## Exercise brief:
Quote the listing below in full and exactly as written, but omit every picture.
=-=-=-=-=
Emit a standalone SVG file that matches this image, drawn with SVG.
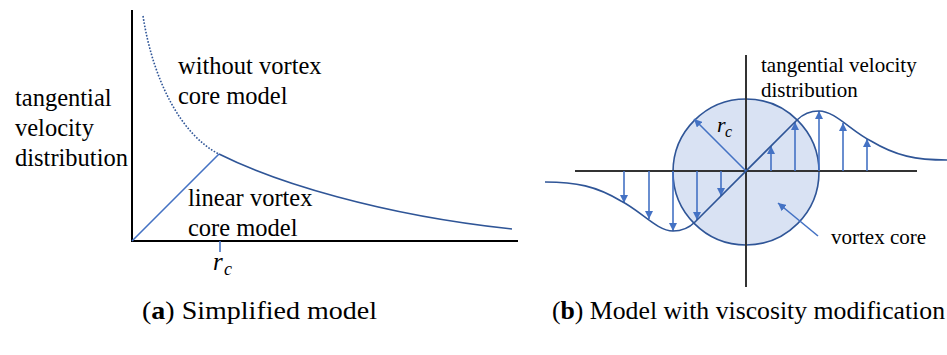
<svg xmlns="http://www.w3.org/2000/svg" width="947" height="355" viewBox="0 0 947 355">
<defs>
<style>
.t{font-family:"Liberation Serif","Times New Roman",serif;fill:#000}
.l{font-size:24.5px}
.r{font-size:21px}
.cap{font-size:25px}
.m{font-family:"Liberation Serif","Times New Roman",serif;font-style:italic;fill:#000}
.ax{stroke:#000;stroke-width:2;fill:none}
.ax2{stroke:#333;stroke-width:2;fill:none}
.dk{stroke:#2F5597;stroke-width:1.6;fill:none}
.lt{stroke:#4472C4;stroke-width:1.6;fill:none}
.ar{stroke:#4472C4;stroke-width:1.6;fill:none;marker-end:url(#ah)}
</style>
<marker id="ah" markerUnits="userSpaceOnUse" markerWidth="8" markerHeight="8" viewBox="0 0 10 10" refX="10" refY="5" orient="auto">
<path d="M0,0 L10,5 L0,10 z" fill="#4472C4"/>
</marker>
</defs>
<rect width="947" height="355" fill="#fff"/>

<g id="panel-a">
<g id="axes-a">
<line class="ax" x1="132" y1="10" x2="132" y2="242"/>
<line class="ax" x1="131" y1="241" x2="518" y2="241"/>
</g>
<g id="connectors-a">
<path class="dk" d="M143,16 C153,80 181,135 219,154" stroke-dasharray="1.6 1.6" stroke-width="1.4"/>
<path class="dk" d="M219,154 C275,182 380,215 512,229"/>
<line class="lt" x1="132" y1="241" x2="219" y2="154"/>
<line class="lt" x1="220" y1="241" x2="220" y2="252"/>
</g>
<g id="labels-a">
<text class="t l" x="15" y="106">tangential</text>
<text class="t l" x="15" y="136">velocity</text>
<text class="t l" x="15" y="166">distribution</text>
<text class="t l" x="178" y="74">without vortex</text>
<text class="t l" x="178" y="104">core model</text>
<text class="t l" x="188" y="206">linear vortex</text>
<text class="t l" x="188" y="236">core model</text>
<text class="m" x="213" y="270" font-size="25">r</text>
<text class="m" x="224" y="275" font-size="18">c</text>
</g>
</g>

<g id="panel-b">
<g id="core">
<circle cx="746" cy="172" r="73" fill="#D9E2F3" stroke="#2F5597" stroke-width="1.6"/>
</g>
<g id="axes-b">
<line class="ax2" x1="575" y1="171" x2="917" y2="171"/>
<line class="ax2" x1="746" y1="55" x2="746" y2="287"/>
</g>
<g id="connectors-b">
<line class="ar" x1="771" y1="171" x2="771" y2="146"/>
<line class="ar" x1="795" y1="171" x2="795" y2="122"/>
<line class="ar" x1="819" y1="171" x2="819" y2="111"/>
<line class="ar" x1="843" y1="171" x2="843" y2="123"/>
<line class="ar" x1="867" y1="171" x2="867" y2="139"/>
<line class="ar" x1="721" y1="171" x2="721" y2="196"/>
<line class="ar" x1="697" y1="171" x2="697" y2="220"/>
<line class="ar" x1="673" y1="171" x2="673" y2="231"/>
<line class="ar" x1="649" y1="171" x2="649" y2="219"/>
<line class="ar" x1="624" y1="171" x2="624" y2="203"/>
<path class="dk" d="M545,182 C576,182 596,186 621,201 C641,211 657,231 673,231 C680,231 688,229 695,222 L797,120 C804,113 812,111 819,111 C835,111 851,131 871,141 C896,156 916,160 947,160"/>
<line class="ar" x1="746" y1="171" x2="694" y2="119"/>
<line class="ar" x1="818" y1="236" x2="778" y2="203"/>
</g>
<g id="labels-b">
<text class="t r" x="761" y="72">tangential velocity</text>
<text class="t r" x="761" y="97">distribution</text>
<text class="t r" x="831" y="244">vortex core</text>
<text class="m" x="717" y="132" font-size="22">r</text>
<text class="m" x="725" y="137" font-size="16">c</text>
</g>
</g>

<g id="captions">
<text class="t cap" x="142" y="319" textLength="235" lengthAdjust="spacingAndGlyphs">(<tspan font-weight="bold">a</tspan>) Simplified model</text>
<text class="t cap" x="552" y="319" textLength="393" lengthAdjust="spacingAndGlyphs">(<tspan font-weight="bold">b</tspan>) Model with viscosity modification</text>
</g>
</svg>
=-=-=-=-=
## Written response:
Emit a standalone SVG file that matches this image, drawn with SVG.
<svg xmlns="http://www.w3.org/2000/svg" width="947" height="355" viewBox="0 0 947 355">
<defs>
<style>
.t{font-family:"Liberation Serif","Times New Roman",serif;fill:#000}
.l{font-size:24.5px}
.r{font-size:21px}
.cap{font-size:25px}
.m{font-family:"Liberation Serif","Times New Roman",serif;font-style:italic;fill:#000}
.ax{stroke:#000;stroke-width:2;fill:none}
.ax2{stroke:#333;stroke-width:2;fill:none}
.dk{stroke:#2F5597;stroke-width:1.6;fill:none}
.lt{stroke:#4472C4;stroke-width:1.6;fill:none}
.ar{stroke:#4472C4;stroke-width:1.6;fill:none;marker-end:url(#ah)}
</style>
<marker id="ah" markerUnits="userSpaceOnUse" markerWidth="8" markerHeight="8" viewBox="0 0 10 10" refX="10" refY="5" orient="auto">
<path d="M0,0 L10,5 L0,10 z" fill="#4472C4"/>
</marker>
</defs>
<rect width="947" height="355" fill="#fff"/>

<g id="panel-a">
<g id="axes-a">
<line class="ax" x1="132" y1="10" x2="132" y2="242"/>
<line class="ax" x1="131" y1="241" x2="518" y2="241"/>
</g>
<g id="connectors-a">
<path class="dk" d="M143,16 C153,80 181,135 219,154" stroke-dasharray="1.6 1.6" stroke-width="1.4"/>
<path class="dk" d="M219,154 C275,182 380,215 512,229"/>
<line class="lt" x1="132" y1="241" x2="219" y2="154"/>
<line class="lt" x1="220" y1="241" x2="220" y2="252"/>
</g>
<g id="labels-a">
<text class="t l" x="15" y="106">tangential</text>
<text class="t l" x="15" y="136">velocity</text>
<text class="t l" x="15" y="166">distribution</text>
<text class="t l" x="178" y="74">without vortex</text>
<text class="t l" x="178" y="104">core model</text>
<text class="t l" x="188" y="206">linear vortex</text>
<text class="t l" x="188" y="236">core model</text>
<text class="m" x="213" y="270" font-size="25">r</text>
<text class="m" x="224" y="275" font-size="18">c</text>
</g>
</g>

<g id="panel-b">
<g id="core">
<circle cx="746" cy="172" r="73" fill="#D9E2F3" stroke="#2F5597" stroke-width="1.6"/>
</g>
<g id="axes-b">
<line class="ax2" x1="575" y1="171" x2="917" y2="171"/>
<line class="ax2" x1="746" y1="55" x2="746" y2="287"/>
</g>
<g id="connectors-b">
<line class="ar" x1="771" y1="171" x2="771" y2="146"/>
<line class="ar" x1="795" y1="171" x2="795" y2="122"/>
<line class="ar" x1="819" y1="171" x2="819" y2="111"/>
<line class="ar" x1="843" y1="171" x2="843" y2="123"/>
<line class="ar" x1="867" y1="171" x2="867" y2="139"/>
<line class="ar" x1="721" y1="171" x2="721" y2="196"/>
<line class="ar" x1="697" y1="171" x2="697" y2="220"/>
<line class="ar" x1="673" y1="171" x2="673" y2="231"/>
<line class="ar" x1="649" y1="171" x2="649" y2="219"/>
<line class="ar" x1="624" y1="171" x2="624" y2="203"/>
<path class="dk" d="M545,182 C576,182 596,186 621,201 C641,211 657,231 673,231 C680,231 688,229 695,222 L797,120 C804,113 812,111 819,111 C835,111 851,131 871,141 C896,156 916,160 947,160"/>
<line class="ar" x1="746" y1="171" x2="694" y2="119"/>
<line class="ar" x1="818" y1="236" x2="778" y2="203"/>
</g>
<g id="labels-b">
<text class="t r" x="761" y="72">tangential velocity</text>
<text class="t r" x="761" y="97">distribution</text>
<text class="t r" x="831" y="244">vortex core</text>
<text class="m" x="717" y="132" font-size="22">r</text>
<text class="m" x="725" y="137" font-size="16">c</text>
</g>
</g>

<g id="captions">
<text class="t cap" x="142" y="319" textLength="235" lengthAdjust="spacingAndGlyphs">(<tspan font-weight="bold">a</tspan>) Simplified model</text>
<text class="t cap" x="552" y="319" textLength="393" lengthAdjust="spacingAndGlyphs">(<tspan font-weight="bold">b</tspan>) Model with viscosity modification</text>
</g>
</svg>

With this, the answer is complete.